Define Resources per Task

A notable advantage of leveraging Airflow's KubernetesPodOperator is that you can specify compute resources in the task definition.

    :param resources: A dict containing resources requests and limits.
Possible keys are request_memory, request_cpu, limit_memory, limit_cpu,
and limit_gpu, which will be used to generate airflow.kubernetes.pod.Resources.
See also kubernetes.io/docs/concepts/configuration/manage-compute-resources-container
:type resources: dict

Note: If you're using the KubernetesExecutor, note that this value is separate from the executor_config parameter. In this case, the executor_config would only define the Airflow worker that is launching your k8s task.

Example Task Definition:

from airflow import DAG
from datetime import datetime, timedelta
from airflow.contrib.operators.kubernetes_pod_operator import KubernetesPodOperator
from airflow import configuration as conf

default_args = {
'owner': 'airflow',
'depends_on_past': False,
'start_date': datetime(2019, 1, 1),
'email_on_failure': False,
'email_on_retry': False,
'retries': 1,
'retry_delay': timedelta(minutes=5),
}

namespace = conf.get('kubernetes', 'NAMESPACE')

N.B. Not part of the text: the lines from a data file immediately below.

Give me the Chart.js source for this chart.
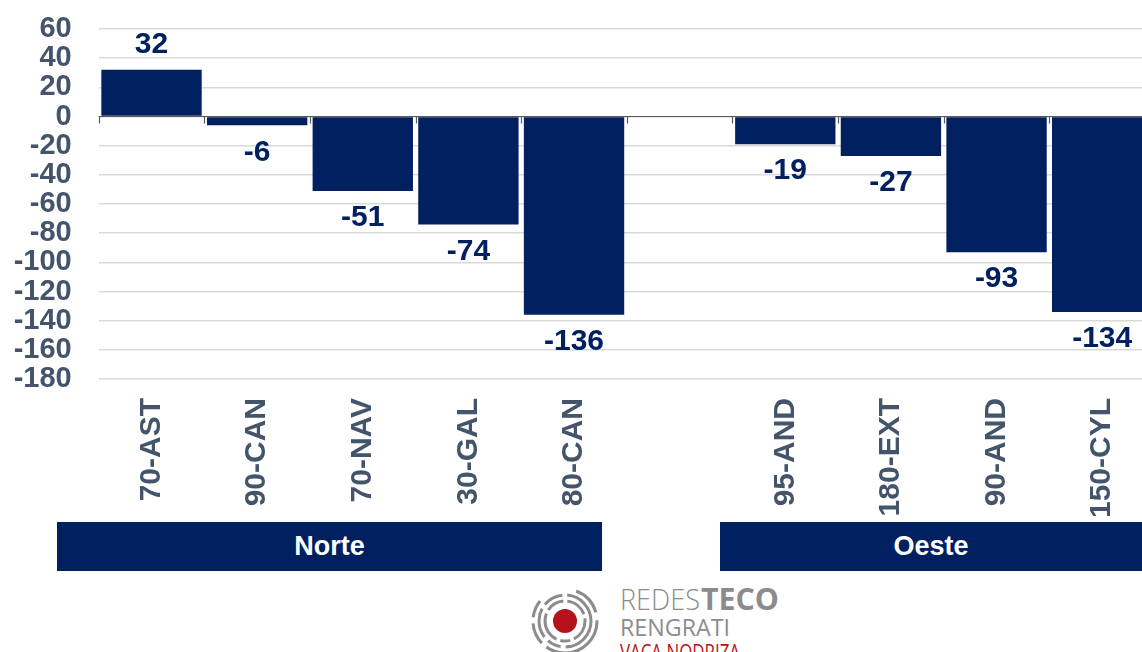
<!DOCTYPE html>
<html lang="es">
<head>
    <meta charset="UTF-8">
    <title>Desviación por zona</title>
    <script src="https://cdn.jsdelivr.net/npm/chart.js"></script>
    <style>
        html, body { margin: 0; padding: 0; background: #fff; overflow: hidden; }
        .page { position: relative; width: 1142px; height: 652px; overflow: hidden; }
        .chart-box { position: absolute; left: 0; top: 0; width: 1155px; height: 530px; }
        .group { position: absolute; top: 522px; height: 49px; background: #002060; color: #fff;
                 font: bold 27px "Liberation Sans", Arial, sans-serif; display: flex;
                 align-items: center; justify-content: center; }
        .logo { position: absolute; left: 520px; top: 580px; }
    </style>
</head>
<body>
<div class="page">
    <div class="chart-box"><canvas id="chart"></canvas></div>
    <div class="group" style="left:57px; width:545px;">Norte</div>
    <div class="group" style="left:720px; width:440px; padding-right:18px; box-sizing:border-box;">Oeste</div>

    <svg class="logo" width="300" height="72" viewBox="0 0 300 72">
        <g fill="none" stroke="#8c8c8c" stroke-width="3">
            <circle cx="45" cy="41" r="20" stroke-dasharray="22 4 10 4 30 4 18 4"/>
            <circle cx="45" cy="41" r="26" stroke-dasharray="40 5 14 5 30 5 20 5"/>
            <circle cx="45" cy="41" r="32" stroke-dasharray="70 6 22 6 18 40 30 8"/>
        </g>
        <circle cx="45" cy="41" r="12" fill="#b5121b"/>
        <text x="100" y="30" font-family="Open Sans, sans-serif" font-size="30" font-weight="300" fill="#8c8c8c" textLength="80" lengthAdjust="spacingAndGlyphs">REDES</text>
        <text x="181" y="30" font-family="Open Sans, sans-serif" font-size="30" font-weight="700" fill="#8c8c8c" textLength="78" lengthAdjust="spacingAndGlyphs">TECO</text>
        <text x="100" y="56" font-family="Open Sans, sans-serif" font-size="24" font-weight="400" fill="#8c8c8c" textLength="110" lengthAdjust="spacingAndGlyphs">RENGRATI</text>
        <text x="100" y="80" font-family="Open Sans, sans-serif" font-size="21" font-weight="400" fill="#b5121b" textLength="120" lengthAdjust="spacingAndGlyphs">VACA NODRIZA</text>
    </svg>
</div>

<script>
    // Datos del gráfico
    const categories = ['70-AST', '90-CAN', '70-NAV', '30-GAL', '80-CAN', '', '95-AND', '180-EXT', '90-AND', '150-CYL'];
    const values = [32, -6, -51, -74, -136, null, -19, -27, -93, -134];
    const yMin = -180;
    const yMax = 60;
    const yStep = 20;

    const NAVY = '#002060';
    const SLATE = '#44546A';
    const FONT = '"Liberation Sans", Arial, sans-serif';

    // Zero line with small tick marks at category boundaries + value labels
    const zeroAndLabels = {
        id: 'zeroAndLabels',
        afterDatasetsDraw(chart) {
            const ctx = chart.ctx;
            const y = chart.scales.y;
            const area = chart.chartArea;
            const y0 = y.getPixelForValue(0);
            const slot = (area.right - area.left) / categories.length;

            ctx.save();
            ctx.strokeStyle = '#595959';
            ctx.lineWidth = 1.2;
            ctx.beginPath();
            ctx.moveTo(area.left, y0);
            ctx.lineTo(area.right, y0);
            for (let i = 0; i <= categories.length; i++) {
                const px = Math.round(area.left + i * slot) + 0.5;
                ctx.moveTo(px, y0);
                ctx.lineTo(px, y0 + 7);
            }
            ctx.stroke();

            ctx.fillStyle = NAVY;
            ctx.font = 'bold 30px ' + FONT;
            ctx.textAlign = 'center';
            chart.getDatasetMeta(0).data.forEach((bar, i) => {
                const v = values[i];
                if (v === null) return;
                if (v >= 0) {
                    ctx.textBaseline = 'bottom';
                    ctx.fillText(String(v), bar.x, bar.y - 10);
                } else {
                    ctx.textBaseline = 'top';
                    ctx.fillText(String(v), bar.x, bar.y + 12);
                }
            });
            ctx.restore();
        }
    };

    new Chart(document.getElementById('chart'), {
        type: 'bar',
        data: {
            labels: categories,
            datasets: [{
                data: values,
                backgroundColor: NAVY,
                borderWidth: 0,
                barPercentage: 0.95,
                categoryPercentage: 1
            }]
        },
        options: {
            responsive: true,
            maintainAspectRatio: false,
            animation: false,
            layout: { padding: { top: 29, left: 10, right: 0, bottom: 0 } },
            plugins: {
                legend: { display: false },
                tooltip: { enabled: false }
            },
            scales: {
                x: {
                    grid: { display: false },
                    border: { display: false },
                    ticks: {
                        color: SLATE,
                        font: { family: FONT, size: 30, weight: 'bold' },
                        minRotation: 90,
                        maxRotation: 90,
                        autoSkip: false,
                        padding: 11
                    },
                    afterFit(scale) { scale.height = 151; }
                },
                y: {
                    min: yMin,
                    max: yMax,
                    grid: { color: '#d9d9d9', lineWidth: 1.5, drawTicks: false },
                    border: { display: false },
                    ticks: {
                        stepSize: yStep,
                        autoSkip: false,
                        color: SLATE,
                        font: { family: FONT, size: 29, weight: 'bold', lineHeight: 1 },
                        padding: 27
                    },
                    afterFit(scale) {
                        scale.width = 88.7;
                        scale.paddingTop = 0;
                        scale.paddingBottom = 0;
                    }
                }
            }
        },
        plugins: [zeroAndLabels]
    });
</script>
</body>
</html>
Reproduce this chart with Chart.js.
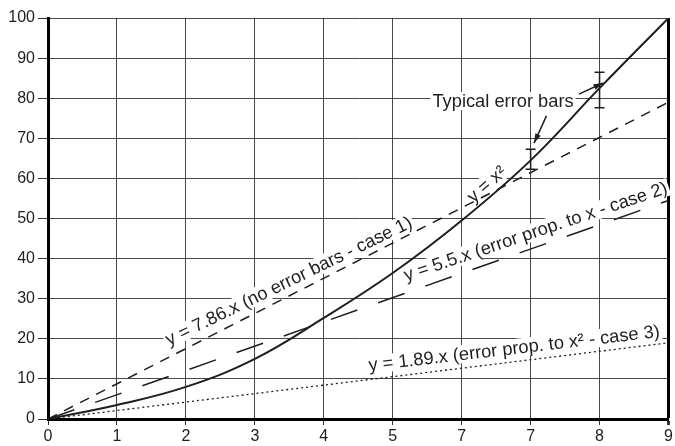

# This will detect the default namespace locally and read the
# environment namespace when deployed to Astronomer.
if namespace =='default':
config_file = '/usr/local/airflow/include/.kube/config'
in_cluster=False
else:
in_cluster=True
config_file=None

dag = DAG('example_kubernetes_pod',
schedule_interval='@once',
default_args=default_args)

# This is where we define our desired resources.
compute_resources = \
{'request_cpu': '800m',
'request_memory': '3Gi',
'limit_cpu': '800m',
'limit_memory': '3Gi'}

with dag:
k = KubernetesPodOperator(
namespace=namespace,
image="hello-world",
labels={"foo": "bar"},
name="airflow-test-pod",
task_id="task-one",
in_cluster=in_cluster, # if set to true, will look in the cluster, if false, looks for file
cluster_context='docker-for-desktop', # is ignored when in_cluster is set to True
config_file=config_file,
resources=compute_resources,
is_delete_operator_pod=True,
get_logs=True)

In the example above, we define resources by building the following dict:

compute_resources = \
{'request_cpu': '800m',
'request_memory': '3Gi',
'limit_cpu': '800m',
'limit_memory': '3Gi'}

Using this dict, users can set Memory and CPU requests and limits for any given pod. For more information, reference Kubernetes Documentation on Requests and Limits.

Once you've created the object, simply apply it to the resources parameter of the task. When this DAG runs, it will launch a pod that runs the hello-world image, pulled from DockerHub, in your Airflow Deployment's namespace with the resource request specified above. Once it finishes running, it will delete the pod.

Note: On Astronomer, the equivalent of 1AU is: "request_cpu": "100m", "request_memory": "384Mi", "limit_cpu": "100m", "limit_memory": "384Mi"}

Pulling Images from a Private Registry

By default, the KubernetesPodOperator will look for images hosted publicly on Dockerhub. If you want to pull images from a private registry, you may do so.

Note: The KubernetesPodOperator doesn't support passing in image_pull_secrets until Airflow 1.10.2.

To pull images from a private registry on Astronomer Software, follow the guidelines below.

1. Pull a dockerconfigjson file with your existing Docker credentials by following this guide (step 1 above)

2. Follow this Kubernetes doc to add that secret to your namespace

3. Call that secret in your KubePodOperator by specifying image_pull_secrets

Local Testing

Follow our CLI doc on using Microk8s or Docker for Kubernetes to run tasks with the KubernetesPodOperator locally.

Note: To pull images from a private registry locally, you'll have to create a secret in your local namespace and similarly call it in your operator following the guidelines above.